Gloudon hailed as cultural and media giant
The late Barbara Gloudon

Prime Minister Andrew Holness on Thursday described Barbara Gloudon as a cultural and media giant who has left an indelible mark on the country.

Gloudon, who was ailing for some time, died at age 87 on Wednesday night, just over a week after her husband, Ancille, passed away.

Noting Gloudon’s long career in media, Holness recalled that, in addition to presenting Radio Jamaica’s talk show Hotline, she presented the weekly Anglican radio show Think on These Things on Radio Jamaica for many years.

“She also wrote radio plays, the most successful of which was the long-running Wrong Move, which also aired on Radio Jamaica,” the prime minister said, and noted that she served for decades as the lead writer of Jamaican pantomimes.

“My sincere condolence to the media and theatre fraternities, the family and friends of Barbara Gloudon. Jamaica has lost a woman who has helped to shape the history and culture of our country,” he said.

“Indeed, she has helped write our history and understanding of who we are. She has certainly left an indelible mark,” he said.

Culture, Gender, Entertainment and Sport Minister Olivia Grange said Gloudon “was in a special class, distinguished by the varied contributions she made to national life”.

“She was a journalist of renown who broke the glass ceiling at The Gleaner Company when she became the first woman to be appointed the editor of The Star. She had started her career in journalism in 1953 as a reporter at The Gleaner and along the way gained fame as the writer of a popular column Stellah Seh, in the Star newspaper,” Grange said, adding that the column inspired her and she rarely missed it.

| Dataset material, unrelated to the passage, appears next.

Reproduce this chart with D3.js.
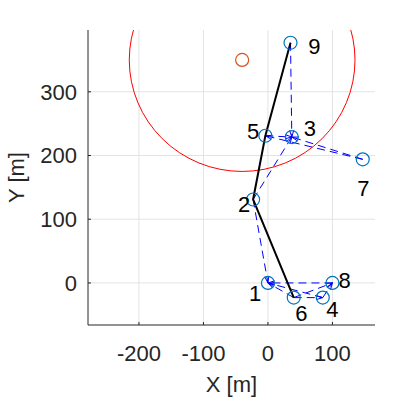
<!DOCTYPE html>
<html>
<head>
<meta charset="utf-8">
<script src="https://cdn.jsdelivr.net/npm/d3@7"></script>
<style>
    body { margin: 0; background: #fff; }
    svg { display: block; font-family: "Liberation Sans", Arial, sans-serif; }
</style>
</head>
<body>
<div id="chart"></div>
<script>
// node positions [m]
const nodeIds = [1, 2, 3, 4, 5, 6, 7, 8, 9];
const nodeX = [0, -23, 37, 85, -4, 40, 147, 100, 35];
const nodeY = [0, 131, 229, -23, 231, -23, 194, 0, 377];

// where the number labels sit [m]
const labelX = [-20, -37, 65, 100, -23, 52, 148, 119, 72];
const labelY = [-16, 123, 243, -41, 239, -47, 149, 5, 371];

// dashed links (from, to)
const linkFrom = [8, 6, 4, 2, 2, 9, 5, 7, 7, 6, 6, 4];
const linkTo   = [1, 1, 1, 1, 3, 3, 3, 3, 5, 4, 8, 8];

// solid path
const pathNodes = [9, 5, 2, 6];

// reference point and range circle
const refX = [-40];
const refY = [350];
const refRadius = [175];

const xTicks = [-200, -100, 0, 100];
const yTicks = [0, 100, 200, 300];
const xDomain = [-279, 166];
const yDomain = [-66, 397];

const width = 415;
const height = 397;
const margins = { top: 30, right: 40, bottom: 72, left: 88 };
const innerWidth = width - margins.left - margins.right;
const innerHeight = height - margins.top - margins.bottom;

const svg = d3.select('#chart')
    .append('svg')
    .attr('width', width)
    .attr('height', height);

const g = svg.append('g')
    .attr('transform', `translate(${margins.left},${margins.top})`);

const x = d3.scaleLinear().domain(xDomain).range([0, innerWidth]);
const y = d3.scaleLinear().domain(yDomain).range([innerHeight, 0]);

svg.append('defs').append('clipPath')
    .attr('id', 'plot-clip')
    .append('rect')
    .attr('width', innerWidth)
    .attr('height', innerHeight);

// grid
g.append('g').selectAll('line')
    .data(xTicks)
    .join('line')
    .attr('x1', d => x(d)).attr('x2', d => x(d))
    .attr('y1', 0).attr('y2', innerHeight)
    .attr('stroke', '#e3e3e3');
g.append('g').selectAll('line')
    .data(yTicks)
    .join('line')
    .attr('y1', d => y(d)).attr('y2', d => y(d))
    .attr('x1', 0).attr('x2', innerWidth)
    .attr('stroke', '#e3e3e3');

const plot = g.append('g').attr('clip-path', 'url(#plot-clip)');

// range circle
plot.append('ellipse')
    .attr('cx', x(refX[0]))
    .attr('cy', y(refY[0]))
    .attr('rx', x(refRadius[0]) - x(0))
    .attr('ry', y(0) - y(refRadius[0]))
    .attr('fill', 'none')
    .attr('stroke', '#ff0000')
    .attr('stroke-width', 1);

const idx = id => nodeIds.indexOf(id);

// dashed links with small arrow heads at the target
const links = linkFrom.map((f, i) => ({ from: idx(f), to: idx(linkTo[i]) }));
plot.append('g').selectAll('line')
    .data(links)
    .join('line')
    .attr('x1', d => x(nodeX[d.from]))
    .attr('y1', d => y(nodeY[d.from]))
    .attr('x2', d => x(nodeX[d.to]))
    .attr('y2', d => y(nodeY[d.to]))
    .attr('stroke', '#0000ff')
    .attr('stroke-width', 1)
    .attr('stroke-dasharray', '8,5');

plot.append('g').selectAll('path')
    .data(links)
    .join('path')
    .attr('d', d => {
        const x1 = x(nodeX[d.from]), y1 = y(nodeY[d.from]);
        const x2 = x(nodeX[d.to]), y2 = y(nodeY[d.to]);
        const a = Math.atan2(y2 - y1, x2 - x1);
        const len = 7, spread = 0.3;
        const p1 = [x2 - len * Math.cos(a - spread), y2 - len * Math.sin(a - spread)];
        const p2 = [x2 - len * Math.cos(a + spread), y2 - len * Math.sin(a + spread)];
        return `M${p1[0]},${p1[1]}L${x2},${y2}L${p2[0]},${p2[1]}`;
    })
    .attr('fill', 'none')
    .attr('stroke', '#0000ff')
    .attr('stroke-width', 1);

// solid path
plot.append('path')
    .datum(pathNodes.map(idx))
    .attr('d', d3.line().x(i => x(nodeX[i])).y(i => y(nodeY[i])))
    .attr('fill', 'none')
    .attr('stroke', '#000')
    .attr('stroke-width', 2);

// node markers
plot.append('g').selectAll('circle')
    .data(nodeIds.map((_, i) => i))
    .join('circle')
    .attr('cx', i => x(nodeX[i]))
    .attr('cy', i => y(nodeY[i]))
    .attr('r', 6.5)
    .attr('fill', 'none')
    .attr('stroke', '#0072BD')
    .attr('stroke-width', 1.2);

// reference marker
plot.append('circle')
    .attr('cx', x(refX[0]))
    .attr('cy', y(refY[0]))
    .attr('r', 6.5)
    .attr('fill', 'none')
    .attr('stroke', '#D95319')
    .attr('stroke-width', 1.2);

// number labels
g.append('g').selectAll('text')
    .data(nodeIds.map((_, i) => i))
    .join('text')
    .attr('x', i => x(labelX[i]))
    .attr('y', i => y(labelY[i]))
    .attr('text-anchor', 'middle')
    .attr('dy', '0.36em')
    .attr('font-size', 22)
    .attr('fill', '#000')
    .text(i => nodeIds[i]);

// axes
const axisColor = '#262626';
g.append('line')
    .attr('x1', 0).attr('x2', innerWidth)
    .attr('y1', innerHeight).attr('y2', innerHeight)
    .attr('stroke', axisColor);
g.append('line')
    .attr('x1', 0).attr('x2', 0)
    .attr('y1', 0).attr('y2', innerHeight)
    .attr('stroke', axisColor);

g.append('g').selectAll('line')
    .data(xTicks)
    .join('line')
    .attr('x1', d => x(d)).attr('x2', d => x(d))
    .attr('y1', innerHeight).attr('y2', innerHeight - 3)
    .attr('stroke', axisColor);
g.append('g').selectAll('line')
    .data(yTicks)
    .join('line')
    .attr('y1', d => y(d)).attr('y2', d => y(d))
    .attr('x1', 0).attr('x2', 3)
    .attr('stroke', axisColor);

g.append('g').selectAll('text')
    .data(xTicks)
    .join('text')
    .attr('x', d => x(d))
    .attr('y', innerHeight + 28)
    .attr('text-anchor', 'middle')
    .attr('dy', '0.36em')
    .attr('font-size', 22)
    .attr('fill', axisColor)
    .text(d => d);
g.append('g').selectAll('text')
    .data(yTicks)
    .join('text')
    .attr('x', -11)
    .attr('y', d => y(d))
    .attr('text-anchor', 'end')
    .attr('dy', '0.36em')
    .attr('font-size', 22)
    .attr('fill', axisColor)
    .text(d => d);

// axis titles
svg.append('text')
    .attr('x', margins.left + innerWidth / 2)
    .attr('y', 384)
    .attr('text-anchor', 'middle')
    .attr('dy', '0.36em')
    .attr('font-size', 22)
    .attr('fill', axisColor)
    .text('X [m]');
svg.append('text')
    .attr('transform', `translate(16,${margins.top + innerHeight / 2}) rotate(-90)`)
    .attr('text-anchor', 'middle')
    .attr('dy', '0.36em')
    .attr('font-size', 22)
    .attr('fill', axisColor)
    .text('Y [m]');
</script>
</body>
</html>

Grange also said that Jamaican theatre was transformed through Gloudon’s work and described her as a phenomenal Jamaican woman.

“She was a person of strength and extraordinary talent. Her passing will leave a vacuum but her body of work in theatre, the arts and in journalism will serve to guide generations yet unborn,” added Grange.

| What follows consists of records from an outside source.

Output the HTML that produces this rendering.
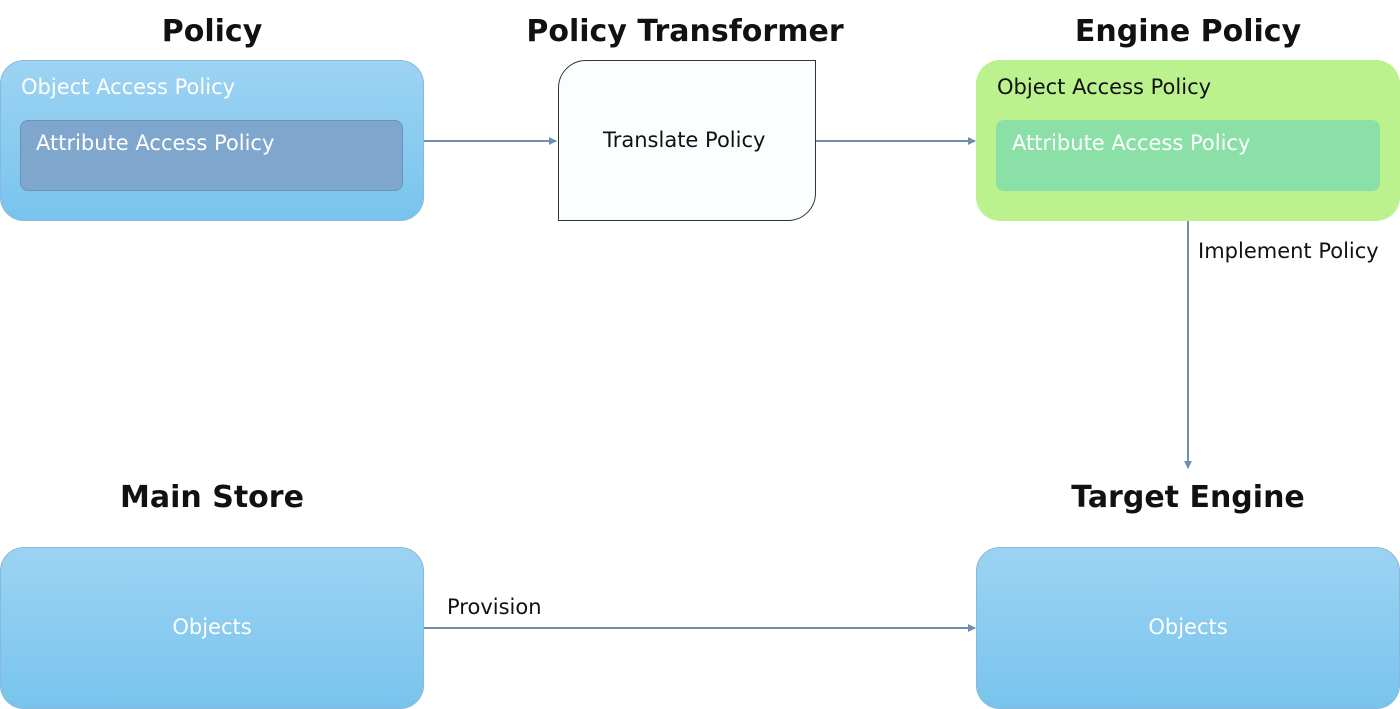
<!DOCTYPE html>
<html><head><style>
body{margin:0;width:1400px;height:709px;background:#fff;position:relative;overflow:hidden;font-family:"DejaVu Sans","Liberation Sans",sans-serif}
.t{position:absolute;font-weight:bold;font-size:30px;color:#111;transform:translateX(-50%);white-space:nowrap}
.b{position:absolute;box-sizing:border-box}
.blue{background:linear-gradient(#9dd3f3,#78c4ee);border:1px solid #8ab8d8;border-radius:24px}
.lbl{position:absolute;font-size:21px;white-space:nowrap}
</style></head><body>
<div class="t" style="left:212px;top:14px">Policy</div>
<div class="t" style="left:685px;top:14px">Policy Transformer</div>
<div class="t" style="left:1188px;top:14px">Engine Policy</div>
<div class="t" style="left:212px;top:480px">Main Store</div>
<div class="t" style="left:1188px;top:480px">Target Engine</div>

<div class="b blue" style="left:0;top:60px;width:424px;height:161px"></div>
<div class="lbl" style="left:21px;top:75px;color:#fff">Object Access Policy</div>
<div class="b" style="left:20px;top:120px;width:383px;height:71px;background:#7fa6cc;border:1px solid #6f93b8;border-radius:8px"></div>
<div class="lbl" style="left:36px;top:131px;color:#fff">Attribute Access Policy</div>

<div class="b" style="left:558px;top:60px;width:258px;height:161px;background:#fbfefe;border:1px solid #333;border-radius:28px 0 28px 0"></div>
<div class="lbl" style="left:603px;top:128px;color:#111">Translate Policy</div>

<div class="b" style="left:976px;top:60px;width:424px;height:161px;background:#bcf28d;border-radius:24px"></div>
<div class="lbl" style="left:997px;top:75px;color:#111">Object Access Policy</div>
<div class="b" style="left:996px;top:120px;width:384px;height:71px;background:#8ae0a6;border-radius:8px"></div>
<div class="lbl" style="left:1012px;top:131px;color:#fff">Attribute Access Policy</div>

<div class="b blue" style="left:0;top:547px;width:424px;height:162px"></div>
<div class="lbl" style="left:0;width:424px;text-align:center;top:615px;color:#fff">Objects</div>
<div class="b blue" style="left:976px;top:547px;width:424px;height:162px"></div>
<div class="lbl" style="left:976px;width:424px;text-align:center;top:615px;color:#fff">Objects</div>

<div class="lbl" style="left:1198px;top:239px;color:#111">Implement Policy</div>
<div class="lbl" style="left:447px;top:595px;color:#111">Provision</div>

<svg width="1400" height="709" style="position:absolute;left:0;top:0">
<defs><marker id="a" markerWidth="8" markerHeight="8" refX="7" refY="4" orient="auto" markerUnits="userSpaceOnUse"><path d="M0,0 L8,4 L0,8 z" fill="#6f8fb0"/></marker></defs>
<g stroke="#6f8fb0" stroke-width="2" fill="none">
<line x1="424" y1="141" x2="556" y2="141" marker-end="url(#a)"/>
<line x1="816" y1="141" x2="975" y2="141" marker-end="url(#a)"/>
<line x1="1188" y1="221" x2="1188" y2="468" marker-end="url(#a)"/>
<line x1="424" y1="628" x2="975" y2="628" marker-end="url(#a)"/>
</g></svg>
</body></html>
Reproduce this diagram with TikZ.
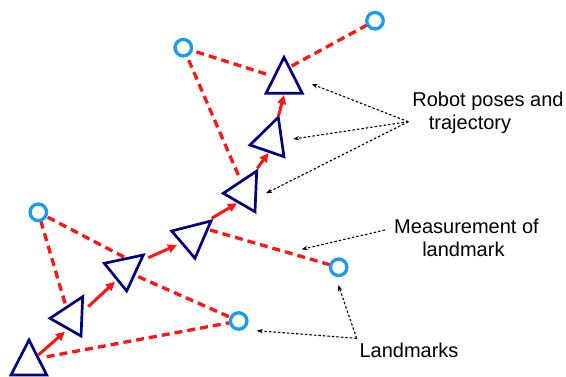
\documentclass[tikz,border=0pt]{standalone}
\usepackage{fontspec}
\setmainfont{Liberation Sans}
\usetikzlibrary{arrows.meta}
\definecolor{navy}{RGB}{0,0,128}
\definecolor{lmblue}{RGB}{25,155,240}
\definecolor{mred}{RGB}{255,20,20}
\begin{document}
\begin{tikzpicture}[x=1pt,y=-1pt,
  meas/.style={mred, line width=3.3pt, dash pattern=on 8pt off 5pt},
  traj/.style={mred, line width=3pt, -{Triangle[length=9pt,width=8.5pt]}},
  pose/.style={navy, line width=2.7pt, fill=white, line join=miter},
  lmk/.style={circle, draw=lmblue, line width=3.3pt, fill=white, minimum size=16.5pt, inner sep=0pt},
  note/.style={black, line width=1.1pt, dash pattern=on 2.5pt off 2pt, -{Stealth[length=6pt,width=4.5pt]}},
  lbl/.style={anchor=base, inner sep=0pt, font=\fontsize{20}{23}\selectfont}]
\useasboundingbox (0,0) rectangle (566,377);

% measurement lines (drawn first, under everything)
\coordinate (m1) at (46.7,356.7);
\coordinate (m2) at (65,303.3);
\coordinate (m3) at (124,257);
\coordinate (m4) at (138.3,276.7);
\coordinate (m5) at (210,230);
\coordinate (m6) at (238.3,175);
\coordinate (m7) at (266,74);
\coordinate (m8) at (291.7,66);
\coordinate (pL1) at (183.3,47.7);
\coordinate (pL2) at (375,20.7);
\coordinate (pL3) at (38.3,212.3);
\coordinate (pL4) at (238.7,321);
\coordinate (pL5) at (338.7,267.3);
\draw[meas] (m1) -- (pL4);
\draw[meas] (m2) -- (pL3);
\draw[meas] (m3) -- (pL3);
\draw[meas] (m4) -- (pL4);
\draw[meas] (m5) -- (pL5);
\draw[meas] (m6) -- (pL1);
\draw[meas] (m7) -- (pL1);
\draw[meas] (m8) -- (pL2);

% landmarks
\node[lmk] (L1) at (pL1) {};
\node[lmk] (L2) at (pL2) {};
\node[lmk] (L3) at (pL3) {};
\node[lmk] (L4) at (pL4) {};
\node[lmk] (L5) at (pL5) {};

% robot poses
\draw[pose] (29,340) -- (11,375) -- (46.7,375) -- cycle;
\draw[pose] (50,318.3) -- (82.7,296.7) -- (81,336) -- cycle;
\draw[pose] (104.3,263.3) -- (143.3,255) -- (126.7,291) -- cycle;
\draw[pose] (171.7,231) -- (211,221) -- (195,258.3) -- cycle;
\draw[pose] (223.3,193.3) -- (256.7,171) -- (255,211.7) -- cycle;
\draw[pose] (250,145) -- (278.3,117.3) -- (284,156.7) -- cycle;
\draw[pose] (284,57.3) -- (266,93.3) -- (302.3,93.3) -- cycle;

% trajectory
\coordinate (a1s) at (38.3,355);  \coordinate (a1e) at (65,331.7);
\coordinate (a2s) at (88.3,306.7); \coordinate (a2e) at (115,281.7);
\coordinate (a3s) at (148.3,257.7); \coordinate (a3e) at (177,245);
\coordinate (a4s) at (211.7,218.3); \coordinate (a4e) at (237,203.3);
\coordinate (a5s) at (257.3,168.3); \coordinate (a5e) at (268.5,153);
\coordinate (a6s) at (278.3,116.7); \coordinate (a6e) at (284,95);
\draw[traj] (a1s) -- (a1e);
\draw[traj] (a2s) -- (a2e);
\draw[traj] (a3s) -- (a3e);
\draw[traj] (a4s) -- (a4e);
\draw[traj] (a5s) -- (a5e);
\draw[traj] (a6s) -- (a6e);

% labels
\node[lbl] (t1) at (488,106.7) {Robot poses and};
\node[lbl] (t2) at (470,130) {trajectory};
\node[lbl] (t3) at (466.5,234) {Measurement of};
\node[lbl] (t4) at (463.4,256.7) {landmark};
\node[lbl] (t5) at (409,357.7) {Landmarks};

% annotation arrows
\coordinate (o1) at (408.3,121.7);
\coordinate (o2) at (385,230);
\coordinate (o3) at (356.7,338.3);
\coordinate (g1) at (311.7,84);
\coordinate (g2) at (293.3,139);
\coordinate (g3) at (266,193.3);
\coordinate (g4) at (301.7,249.3);
\coordinate (g5) at (338.3,285);
\coordinate (g6) at (256.7,330.7);
\draw[note] (o1) -- (g1);
\draw[note] (o1) -- (g2);
\draw[note] (o1) -- (g3);
\draw[note] (o2) -- (g4);
\draw[note] (o3) -- (g5);
\draw[note] (o3) -- (g6);
\end{tikzpicture}
\end{document}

The Press Association of Jamaica (PAJ) also paid tribute to Gloudon, describing her as a defining voice in Jamaican media for over a generation.

“An entire country grew up listening to ‘Miss G’ inform, educate and entertain listeners with her trademark sharp wit and depth of knowledge,” said PAJ President George Davis. “She was inspirational, ferocious and dignified in her approach to media, qualities her thousands of readers and listeners appreciated.”

Noting Gloudon’s contributions to The Gleaner, Radio Jamaica and Jamaica Observer, Davis said “she was as skilled with a microphone as with a pen”.

He also pointed out that she served as PAJ’s trustee for years and was one of the first recipients of the PAJ National Journalism Awards, then named the Seprod Awards, held in December 1963.

She was inducted into the PAJ’s Hall of Fame in 2013 and in 2015 the association presented her with a Lifetime Achievement Award, Davis said, adding, “Mrs Gloudon exposed issues of concern to the ordinary Jamaican. She gave meaning to the journalism credo, that we ‘give voice to the voiceless’. We will miss her, but her monumental contribution to Jamaican media will always be with us.”